Timothy Moynihan, MD, an oncologist specializing in end-of-life and palliative care at the Mayo Clinic in Rochester, Minn., says that good pain management shifts as a patient’s needs shifts, is flexible and significantly improves a patient’s quality of life.

“When your pain is better controlled, everything is better,” Moynihan says. Pain management often requires experimentation, which can be uncomfortable for both patient and healthcare provider, he says.

Breast cancer patients experiencing pain that can sometimes come from hormone therapy might consider a similar adaptive approach to pain management. Aromatase inhibitors, often used in the treatment of estrogen-positive breast cancers, can cause joint pain that in some cases may be so intense that women will often go off the drug, Moynihan says.

“But there are three of them, and women may have bad joint pain with one but not another, even though they are in the same class of drugs. So try the others.”

The experience of pain is so individualized, it shouldn’t be surprising that pain management is, too, Baker says.

Complementary approaches to pain, such as acupuncture, are increasingly being recognized as effective based on clinical trials, although such modalities require regular treatment, which is not always covered by insurance companies. Other approaches, such as meditation, guided imagery, hypnosis and music therapy can be effective, as well, and may work in some individuals, but not all—emphasizing the need for patience and persistence when trying to find the right treatment for chronic pain.

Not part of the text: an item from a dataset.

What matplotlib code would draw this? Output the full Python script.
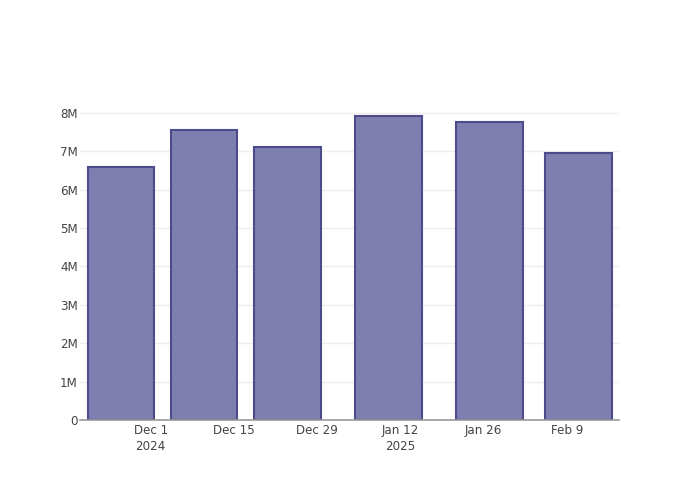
import datetime as dt
import matplotlib
matplotlib.use('Agg')
import matplotlib.pyplot as plt
import matplotlib.dates as mdates

plt.rcParams['font.family'] = ['DejaVu Sans']

# Data
dates = ['2024-11-26', '2024-12-10', '2024-12-24', '2025-01-10', '2025-01-27', '2025-02-11']
values = [6.59e6, 7.56e6, 7.11e6, 7.92e6, 7.77e6, 6.96e6]
tick_dates = ['2024-12-01', '2024-12-15', '2024-12-29', '2025-01-12', '2025-01-26', '2025-02-09']
tick_labels = ['Dec 1\n2024', 'Dec 15', 'Dec 29', 'Jan 12\n2025', 'Jan 26', 'Feb 9']
y_ticks = [0, 1e6, 2e6, 3e6, 4e6, 5e6, 6e6, 7e6, 8e6]
y_labels = ['0', '1M', '2M', '3M', '4M', '5M', '6M', '7M', '8M']

x = [mdates.date2num(dt.date.fromisoformat(d)) for d in dates]
xt = [mdates.date2num(dt.date.fromisoformat(d)) for d in tick_dates]

fig = plt.figure(figsize=(7, 5), dpi=100)
ax = fig.add_axes([80 / 700, 80 / 500, 539 / 700, 320 / 500])

width = 11.2
ax.bar(x, values, width=width, color='#7e7eb0', edgecolor='#4c4c8c', linewidth=1.5, zorder=3)

ax.set_xlim(x[0] - width / 2 - 1.3, x[-1] + width / 2 + 1.2)
ax.set_ylim(0, max(values) * 1.052)

ax.set_xticks(xt)
ax.set_xticklabels(tick_labels, fontsize=8.6, color='#444444', linespacing=1.3)
ax.set_yticks(y_ticks)
ax.set_yticklabels(y_labels, fontsize=8.6, color='#444444')
ax.tick_params(axis='both', length=0)
ax.tick_params(axis='x', pad=3)
ax.tick_params(axis='y', pad=1.5)

ax.grid(axis='y', color='#eeeeee', linewidth=1, zorder=0)
for side in ['top', 'right', 'left']:
    ax.spines[side].set_visible(False)
ax.spines['bottom'].set_color('#999999')
ax.spines['bottom'].set_linewidth(1.2)
ax.spines['bottom'].set_zorder(4)

fig.savefig('out.png', dpi=100)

The good news is that palliative and supportive care units and physicians can draw upon a multitude of medicines and other tools to reduce or eliminate chronic pain: non-opioid analgesics, opioids, antidepressants, anticonvulsant drugs and even nerve blocks. If one medication or intervention doesn’t work, a second strategy is often waiting in the wings, and specialized pain management teams can be consulted in an increasing number of practices and centers.

The causes of chronic pain vary from direct effects of the tumor on bone, nerves or other tissue, to side effects of certain drugs. Treatments for pain can include medications as well as complementary therapies, such as massage, acupuncture and hypnosis, says Karen Baker, RN, a nurse practitioner with the Clinical Center at the National Institutes of Health. Cancer survivors commonly experience bone pain and neuropathic pain, Baker says.

Left unchecked, chronic bone pain may worsen, or might be a sign of a problem that could lead to complications, such as spinal cord compression (which can lead to paralysis) and hypercalcemia (elevated calcium in the blood), which can cause multiple metabolic and physiological problems. Most bone pain can be relieved with medications but should always be discussed with the medical team so that the underlying reason can be determined and addressed.

Neuropathic pain is often the trickiest to control: a burning or bee-sting kind of pain that can come from temporary or ongoing damage to nerve endings, sometimes caused by radiation, chemotherapy or surgery.

“There are entire textbooks on pain,” Baker says, but survivors shouldn’t need to use them. They should draw upon the expertise of their care providers, by talking with them, as openly as possible about pain. “I ask people to think about the words they use to describe their pain,” Baker says. “Is it a tenderness or pressure? Fiery, like a bee-sting? And what makes it better? What makes it worse?”